I think it was that you said something wanting a particular kind of response. You didn't get it, and your feelings were hurt. You weren't really just starting a conversation, you had a a bit of an agenda.

My husband is a bit like this too. He finds being vulnerable or too romantic really difficult and will often use humour if he feels things are too serious or intense. I have no problem telling him if he's gone too far though. I just say, hey, that hurts my feelings. He's always immediately apologetic and it's only really an issue if I'm feeling vulnerable for some reason. Mostly, I like the joking because I know he'd never say something like that if he really thought it. For example, I know he appreciates how caring and loving I am towards him, so he'll sometimes say, "it's okay. I'm used to your coldness and neglect.". It's his roundabout way of telling me he appreciates me.

I also come out and tell him to say something nice to me, if I need to hear it. He always does.
_Posted via Mobile Device_


----------



## NextTimeAround (Dec 15, 2011)

Lyris said:


> *I think it was that you said something wanting a particular kind of response. You didn't get it, and your feelings were hurt. *You weren't really just starting a conversation, you had a a bit of an agenda.
> 
> My husband is a bit like this too. He finds being vulnerable or too romantic really difficult and will often use humour if he feels things are too serious or intense. I have no problem telling him if he's gone too far though. I just say, hey, that hurts my feelings. He's always immediately apologetic and it's only really an issue if I'm feeling vulnerable for some reason. Mostly, I like the joking because I know he'd never say something like that if he really thought it. For example, I know he appreciates how caring and loving I am towards him, so he'll sometimes say, "it's okay. I'm used to your coldness and neglect.". It's his roundabout way of telling me he appreciates me.
> 
> ...


I think some people get off withholding something that they know you want. Even loved ones.

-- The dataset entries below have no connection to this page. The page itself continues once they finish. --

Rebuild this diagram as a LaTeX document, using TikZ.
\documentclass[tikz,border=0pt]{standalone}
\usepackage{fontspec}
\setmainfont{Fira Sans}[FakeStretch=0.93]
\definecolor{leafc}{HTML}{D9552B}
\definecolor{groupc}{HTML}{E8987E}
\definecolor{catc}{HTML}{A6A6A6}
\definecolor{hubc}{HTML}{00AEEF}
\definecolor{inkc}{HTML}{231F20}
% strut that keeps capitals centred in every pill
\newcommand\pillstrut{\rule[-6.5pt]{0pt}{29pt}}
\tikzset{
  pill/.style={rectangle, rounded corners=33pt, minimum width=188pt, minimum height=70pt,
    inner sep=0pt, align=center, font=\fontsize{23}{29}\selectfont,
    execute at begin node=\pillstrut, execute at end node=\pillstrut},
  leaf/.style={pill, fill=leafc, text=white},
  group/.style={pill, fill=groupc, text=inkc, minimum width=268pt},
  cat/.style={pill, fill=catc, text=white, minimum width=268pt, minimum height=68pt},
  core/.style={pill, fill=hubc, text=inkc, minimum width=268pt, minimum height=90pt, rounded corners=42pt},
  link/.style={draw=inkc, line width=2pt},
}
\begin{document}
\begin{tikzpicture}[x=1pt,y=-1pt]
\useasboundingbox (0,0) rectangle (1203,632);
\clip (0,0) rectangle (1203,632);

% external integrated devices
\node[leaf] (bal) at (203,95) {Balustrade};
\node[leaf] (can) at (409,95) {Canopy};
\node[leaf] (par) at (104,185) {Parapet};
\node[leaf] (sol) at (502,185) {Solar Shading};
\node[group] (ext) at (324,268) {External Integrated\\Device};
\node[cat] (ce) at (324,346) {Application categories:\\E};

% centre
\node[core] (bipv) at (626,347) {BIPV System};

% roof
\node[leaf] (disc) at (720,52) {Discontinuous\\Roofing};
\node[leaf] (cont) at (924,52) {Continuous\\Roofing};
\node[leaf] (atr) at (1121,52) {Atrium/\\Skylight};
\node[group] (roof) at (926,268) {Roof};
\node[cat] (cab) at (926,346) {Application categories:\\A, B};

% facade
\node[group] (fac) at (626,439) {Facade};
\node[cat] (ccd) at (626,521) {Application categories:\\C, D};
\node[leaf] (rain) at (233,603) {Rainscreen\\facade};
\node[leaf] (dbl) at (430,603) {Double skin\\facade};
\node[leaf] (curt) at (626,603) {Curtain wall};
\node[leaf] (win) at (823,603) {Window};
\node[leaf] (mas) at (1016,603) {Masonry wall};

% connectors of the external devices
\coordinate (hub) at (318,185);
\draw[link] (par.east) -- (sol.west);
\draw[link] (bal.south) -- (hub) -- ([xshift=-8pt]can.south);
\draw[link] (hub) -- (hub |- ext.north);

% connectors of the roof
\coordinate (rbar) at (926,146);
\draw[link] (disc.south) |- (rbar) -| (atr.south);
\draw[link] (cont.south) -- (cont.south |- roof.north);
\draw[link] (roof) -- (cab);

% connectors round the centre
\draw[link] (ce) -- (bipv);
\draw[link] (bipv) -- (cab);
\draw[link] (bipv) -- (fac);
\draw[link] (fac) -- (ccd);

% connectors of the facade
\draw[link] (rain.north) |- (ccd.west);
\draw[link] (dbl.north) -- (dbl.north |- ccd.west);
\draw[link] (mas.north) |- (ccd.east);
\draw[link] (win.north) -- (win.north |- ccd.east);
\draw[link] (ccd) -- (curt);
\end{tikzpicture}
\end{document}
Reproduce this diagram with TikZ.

With my fiance, I've learned to give as well I get. It has been a humbling experience for him. but I do believe that some partners are looking for that sort of feistiness / stimulation.


----------



## lovejoy (Jun 20, 2012)

That sounds like a familiar problem, I've had experience with a guy who couldn't help being sarcastic or "funny" all the time. I guess partly it is a reaction to conceal true emotions like love and devotion to avoid making oneself vulnerable. The "humor" is in fact a protection, ridiculing in order "not to get ridiculed" - and that's a weakness which lies in character often related to bad experiences, has he ever talked about other relationships which hurt him badly and made him feel inferior or something? I'd definitely ask him why he behaves the way he does. Would be really annoyed myself.


----------